======== Material
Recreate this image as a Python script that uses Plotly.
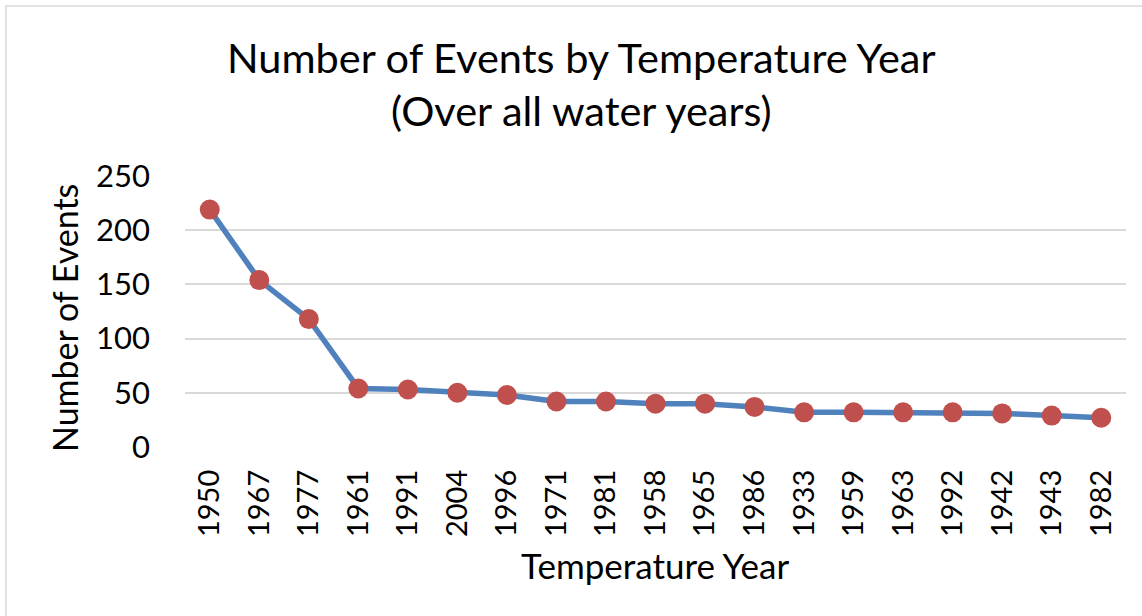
================
======== Material
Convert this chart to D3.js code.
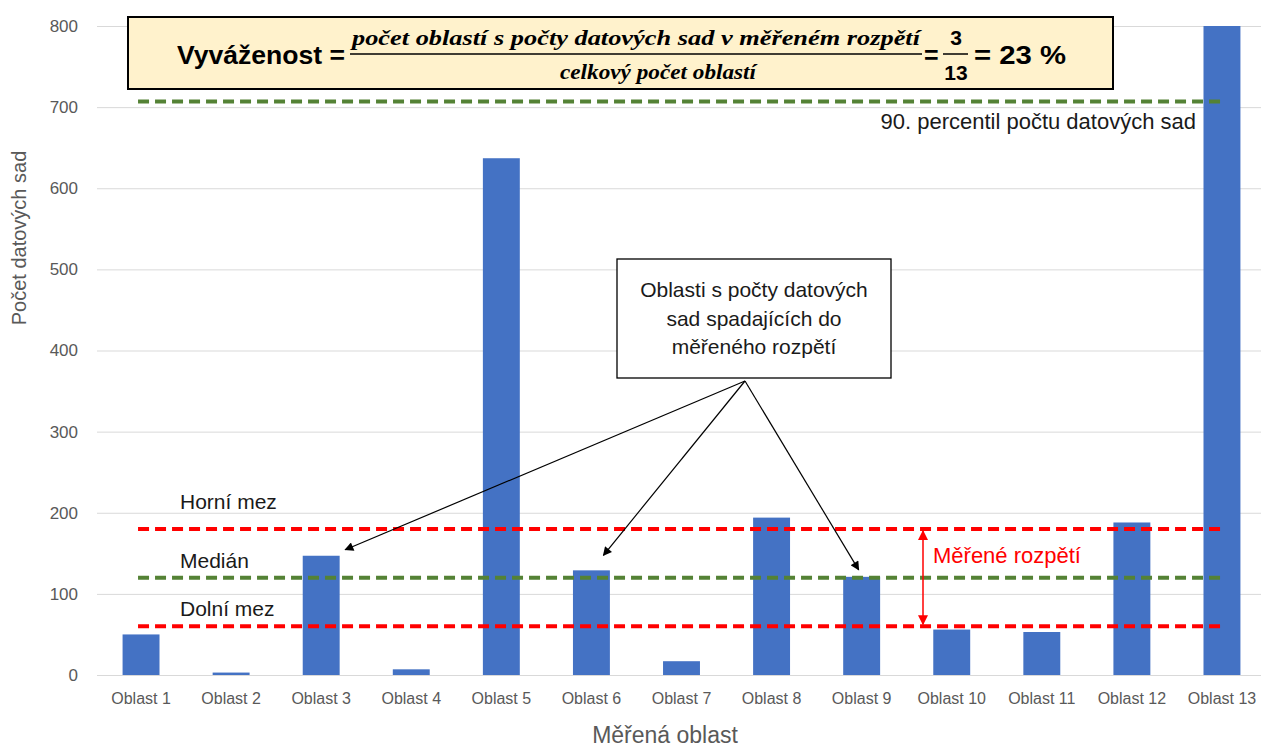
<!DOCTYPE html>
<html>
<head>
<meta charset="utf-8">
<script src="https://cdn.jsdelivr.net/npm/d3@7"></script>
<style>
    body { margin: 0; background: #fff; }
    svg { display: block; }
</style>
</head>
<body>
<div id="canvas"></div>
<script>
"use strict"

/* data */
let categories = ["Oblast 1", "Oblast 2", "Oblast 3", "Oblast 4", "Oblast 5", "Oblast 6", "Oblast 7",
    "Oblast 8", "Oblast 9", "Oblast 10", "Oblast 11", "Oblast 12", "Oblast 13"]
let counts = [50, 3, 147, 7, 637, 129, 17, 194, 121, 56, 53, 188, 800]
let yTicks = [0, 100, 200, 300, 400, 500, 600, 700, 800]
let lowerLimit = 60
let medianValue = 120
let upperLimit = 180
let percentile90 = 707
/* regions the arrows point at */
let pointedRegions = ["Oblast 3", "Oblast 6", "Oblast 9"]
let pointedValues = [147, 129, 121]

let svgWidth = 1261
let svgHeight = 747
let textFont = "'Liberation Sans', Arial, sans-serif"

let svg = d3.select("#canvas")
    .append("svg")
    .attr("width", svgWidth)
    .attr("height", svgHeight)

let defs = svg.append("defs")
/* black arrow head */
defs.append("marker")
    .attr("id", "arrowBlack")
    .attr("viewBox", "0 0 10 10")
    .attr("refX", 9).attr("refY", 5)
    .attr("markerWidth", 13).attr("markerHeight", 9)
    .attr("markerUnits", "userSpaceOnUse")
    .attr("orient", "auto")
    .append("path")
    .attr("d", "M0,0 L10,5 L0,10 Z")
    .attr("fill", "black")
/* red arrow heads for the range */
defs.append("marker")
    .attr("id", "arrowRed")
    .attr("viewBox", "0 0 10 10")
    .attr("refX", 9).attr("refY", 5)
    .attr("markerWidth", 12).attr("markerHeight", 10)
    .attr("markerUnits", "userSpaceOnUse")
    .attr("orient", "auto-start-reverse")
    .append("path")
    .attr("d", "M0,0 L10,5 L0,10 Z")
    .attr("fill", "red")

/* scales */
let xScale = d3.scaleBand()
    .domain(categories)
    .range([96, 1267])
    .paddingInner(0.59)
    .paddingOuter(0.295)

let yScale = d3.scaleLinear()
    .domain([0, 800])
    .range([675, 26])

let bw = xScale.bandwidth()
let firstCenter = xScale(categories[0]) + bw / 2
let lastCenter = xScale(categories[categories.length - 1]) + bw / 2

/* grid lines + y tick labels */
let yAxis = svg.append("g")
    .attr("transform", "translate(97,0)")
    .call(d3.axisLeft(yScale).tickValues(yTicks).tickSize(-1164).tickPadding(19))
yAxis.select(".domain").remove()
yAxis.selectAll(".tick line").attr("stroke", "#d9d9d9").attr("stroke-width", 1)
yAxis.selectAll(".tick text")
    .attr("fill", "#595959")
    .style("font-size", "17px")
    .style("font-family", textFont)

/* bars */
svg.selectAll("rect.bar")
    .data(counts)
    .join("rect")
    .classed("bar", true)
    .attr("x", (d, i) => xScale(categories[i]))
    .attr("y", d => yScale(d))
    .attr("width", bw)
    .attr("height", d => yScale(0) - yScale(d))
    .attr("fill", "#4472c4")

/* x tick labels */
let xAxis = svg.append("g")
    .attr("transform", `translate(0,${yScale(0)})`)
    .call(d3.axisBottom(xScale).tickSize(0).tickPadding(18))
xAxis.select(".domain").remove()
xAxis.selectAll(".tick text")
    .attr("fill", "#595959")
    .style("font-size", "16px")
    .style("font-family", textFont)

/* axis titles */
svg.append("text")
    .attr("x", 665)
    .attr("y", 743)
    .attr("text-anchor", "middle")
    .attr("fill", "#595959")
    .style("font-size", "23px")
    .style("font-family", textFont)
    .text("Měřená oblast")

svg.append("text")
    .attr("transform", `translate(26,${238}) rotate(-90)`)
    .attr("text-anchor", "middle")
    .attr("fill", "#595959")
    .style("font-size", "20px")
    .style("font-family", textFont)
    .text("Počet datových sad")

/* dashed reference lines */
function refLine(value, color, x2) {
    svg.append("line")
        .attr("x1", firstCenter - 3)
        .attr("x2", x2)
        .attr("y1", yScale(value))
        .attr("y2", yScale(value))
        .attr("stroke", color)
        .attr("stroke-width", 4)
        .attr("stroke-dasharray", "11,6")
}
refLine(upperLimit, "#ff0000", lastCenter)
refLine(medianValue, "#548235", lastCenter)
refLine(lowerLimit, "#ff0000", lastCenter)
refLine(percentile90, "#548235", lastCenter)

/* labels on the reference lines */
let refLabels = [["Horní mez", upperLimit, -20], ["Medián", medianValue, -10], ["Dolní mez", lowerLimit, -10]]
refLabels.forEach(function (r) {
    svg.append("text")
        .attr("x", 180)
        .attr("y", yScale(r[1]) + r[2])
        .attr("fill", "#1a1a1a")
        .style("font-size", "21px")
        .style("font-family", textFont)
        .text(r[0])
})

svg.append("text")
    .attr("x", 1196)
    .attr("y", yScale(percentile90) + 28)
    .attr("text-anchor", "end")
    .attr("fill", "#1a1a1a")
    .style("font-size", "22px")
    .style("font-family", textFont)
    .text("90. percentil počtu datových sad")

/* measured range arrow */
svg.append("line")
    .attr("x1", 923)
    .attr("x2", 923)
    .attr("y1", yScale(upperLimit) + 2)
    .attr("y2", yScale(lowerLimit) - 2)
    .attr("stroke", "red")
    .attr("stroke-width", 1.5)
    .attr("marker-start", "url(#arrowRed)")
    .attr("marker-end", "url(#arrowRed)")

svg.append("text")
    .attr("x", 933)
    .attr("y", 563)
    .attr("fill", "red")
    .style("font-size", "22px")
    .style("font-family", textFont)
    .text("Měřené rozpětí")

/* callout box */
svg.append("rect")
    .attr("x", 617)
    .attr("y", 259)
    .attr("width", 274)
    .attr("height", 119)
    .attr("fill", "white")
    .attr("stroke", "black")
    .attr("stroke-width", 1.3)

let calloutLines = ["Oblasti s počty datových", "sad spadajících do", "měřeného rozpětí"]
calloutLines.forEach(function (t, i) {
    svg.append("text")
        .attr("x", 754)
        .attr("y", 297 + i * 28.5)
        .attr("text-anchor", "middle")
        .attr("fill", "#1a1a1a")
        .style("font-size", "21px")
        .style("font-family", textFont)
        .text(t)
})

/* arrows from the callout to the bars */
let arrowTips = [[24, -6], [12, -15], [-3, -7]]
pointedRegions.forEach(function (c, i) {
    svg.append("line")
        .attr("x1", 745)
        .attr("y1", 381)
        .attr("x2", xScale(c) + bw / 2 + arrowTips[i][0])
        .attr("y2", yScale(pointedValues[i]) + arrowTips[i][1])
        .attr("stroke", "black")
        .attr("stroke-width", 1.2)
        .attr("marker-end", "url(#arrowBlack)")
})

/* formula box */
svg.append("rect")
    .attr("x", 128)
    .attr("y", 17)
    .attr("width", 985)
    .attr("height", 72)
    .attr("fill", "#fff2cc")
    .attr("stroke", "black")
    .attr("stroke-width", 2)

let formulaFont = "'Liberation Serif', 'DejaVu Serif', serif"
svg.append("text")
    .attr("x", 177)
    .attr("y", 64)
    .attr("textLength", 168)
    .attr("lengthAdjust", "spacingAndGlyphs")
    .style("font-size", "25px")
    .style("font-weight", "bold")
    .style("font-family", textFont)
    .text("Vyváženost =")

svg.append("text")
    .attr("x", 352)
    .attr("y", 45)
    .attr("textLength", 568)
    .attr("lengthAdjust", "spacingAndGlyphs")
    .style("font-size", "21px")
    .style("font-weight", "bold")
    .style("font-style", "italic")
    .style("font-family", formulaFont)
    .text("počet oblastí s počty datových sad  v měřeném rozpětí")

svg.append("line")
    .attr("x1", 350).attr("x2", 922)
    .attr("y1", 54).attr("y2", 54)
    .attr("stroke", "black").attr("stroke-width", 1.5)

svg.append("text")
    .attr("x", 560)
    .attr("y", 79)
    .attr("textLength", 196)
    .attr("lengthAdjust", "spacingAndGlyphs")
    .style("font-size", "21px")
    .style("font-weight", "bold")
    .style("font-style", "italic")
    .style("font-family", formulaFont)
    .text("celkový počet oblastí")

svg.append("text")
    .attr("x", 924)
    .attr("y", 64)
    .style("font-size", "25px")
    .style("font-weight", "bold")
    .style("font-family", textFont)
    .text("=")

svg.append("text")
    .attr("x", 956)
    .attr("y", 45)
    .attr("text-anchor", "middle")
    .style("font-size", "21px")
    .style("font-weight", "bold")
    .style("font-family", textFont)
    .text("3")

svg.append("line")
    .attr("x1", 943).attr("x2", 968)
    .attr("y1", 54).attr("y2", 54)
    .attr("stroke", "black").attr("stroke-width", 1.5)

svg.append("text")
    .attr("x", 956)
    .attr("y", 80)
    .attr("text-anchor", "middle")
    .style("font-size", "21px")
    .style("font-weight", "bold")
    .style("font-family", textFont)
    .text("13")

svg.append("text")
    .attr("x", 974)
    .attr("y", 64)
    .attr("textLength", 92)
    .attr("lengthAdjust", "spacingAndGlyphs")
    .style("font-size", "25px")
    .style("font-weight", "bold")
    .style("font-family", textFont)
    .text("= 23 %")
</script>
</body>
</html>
================
======== Material
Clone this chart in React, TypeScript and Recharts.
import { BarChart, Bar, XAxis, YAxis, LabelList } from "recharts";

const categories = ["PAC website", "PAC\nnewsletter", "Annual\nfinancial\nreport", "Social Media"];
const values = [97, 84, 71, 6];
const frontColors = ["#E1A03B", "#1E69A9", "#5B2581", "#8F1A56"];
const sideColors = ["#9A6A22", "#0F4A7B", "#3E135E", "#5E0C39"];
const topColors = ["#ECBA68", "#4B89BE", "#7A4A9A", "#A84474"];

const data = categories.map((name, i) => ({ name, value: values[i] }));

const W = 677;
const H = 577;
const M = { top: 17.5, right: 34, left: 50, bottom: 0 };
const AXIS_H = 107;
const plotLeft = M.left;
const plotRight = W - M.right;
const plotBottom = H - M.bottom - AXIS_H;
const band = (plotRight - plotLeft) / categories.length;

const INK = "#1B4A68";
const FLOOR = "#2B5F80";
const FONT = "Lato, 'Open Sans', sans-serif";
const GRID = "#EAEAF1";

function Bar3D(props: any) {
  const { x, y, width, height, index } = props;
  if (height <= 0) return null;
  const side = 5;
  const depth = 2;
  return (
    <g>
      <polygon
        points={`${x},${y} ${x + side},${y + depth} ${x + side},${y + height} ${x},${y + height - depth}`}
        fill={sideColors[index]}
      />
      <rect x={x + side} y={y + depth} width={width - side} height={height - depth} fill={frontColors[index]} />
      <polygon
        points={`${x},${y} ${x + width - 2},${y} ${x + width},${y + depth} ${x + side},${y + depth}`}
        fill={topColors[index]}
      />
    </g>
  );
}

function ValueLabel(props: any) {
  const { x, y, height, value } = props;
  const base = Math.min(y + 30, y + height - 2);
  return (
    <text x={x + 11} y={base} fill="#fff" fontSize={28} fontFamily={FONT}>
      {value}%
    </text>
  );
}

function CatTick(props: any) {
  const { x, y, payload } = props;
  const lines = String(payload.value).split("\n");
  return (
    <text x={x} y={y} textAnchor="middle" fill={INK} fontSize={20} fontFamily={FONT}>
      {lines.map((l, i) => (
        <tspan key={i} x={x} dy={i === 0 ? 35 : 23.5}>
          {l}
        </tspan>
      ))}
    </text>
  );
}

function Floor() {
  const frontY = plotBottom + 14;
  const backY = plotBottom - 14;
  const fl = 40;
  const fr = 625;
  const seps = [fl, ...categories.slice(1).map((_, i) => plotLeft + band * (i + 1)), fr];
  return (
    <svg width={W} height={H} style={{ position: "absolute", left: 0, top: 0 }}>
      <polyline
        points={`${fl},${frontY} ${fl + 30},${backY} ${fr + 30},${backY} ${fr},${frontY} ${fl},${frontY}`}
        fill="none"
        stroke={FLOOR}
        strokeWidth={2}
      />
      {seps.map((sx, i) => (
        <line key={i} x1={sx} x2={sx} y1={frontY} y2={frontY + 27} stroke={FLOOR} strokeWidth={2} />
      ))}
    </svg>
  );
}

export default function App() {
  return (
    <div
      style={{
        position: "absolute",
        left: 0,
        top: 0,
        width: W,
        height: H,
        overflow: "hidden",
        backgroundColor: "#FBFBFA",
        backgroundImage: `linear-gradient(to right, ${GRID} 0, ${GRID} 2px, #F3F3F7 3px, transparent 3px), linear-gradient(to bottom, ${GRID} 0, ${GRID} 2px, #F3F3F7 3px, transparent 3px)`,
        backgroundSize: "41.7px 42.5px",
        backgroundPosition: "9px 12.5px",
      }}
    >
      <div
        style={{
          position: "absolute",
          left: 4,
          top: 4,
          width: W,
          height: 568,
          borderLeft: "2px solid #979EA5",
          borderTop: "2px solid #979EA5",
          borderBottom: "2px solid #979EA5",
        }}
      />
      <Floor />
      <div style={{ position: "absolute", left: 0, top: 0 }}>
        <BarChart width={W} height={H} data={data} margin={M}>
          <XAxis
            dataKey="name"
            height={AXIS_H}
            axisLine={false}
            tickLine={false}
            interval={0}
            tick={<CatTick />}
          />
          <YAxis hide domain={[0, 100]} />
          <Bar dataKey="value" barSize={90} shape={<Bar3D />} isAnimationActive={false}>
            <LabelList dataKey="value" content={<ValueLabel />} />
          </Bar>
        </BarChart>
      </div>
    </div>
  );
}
================
Instructions to follow:
Pick out the lines that contain "this" and copy them.

Solved exercise:
Recreate this image as a Python script that uses Plotly.
Convert this chart to D3.js code.
Clone this chart in React, TypeScript and Recharts.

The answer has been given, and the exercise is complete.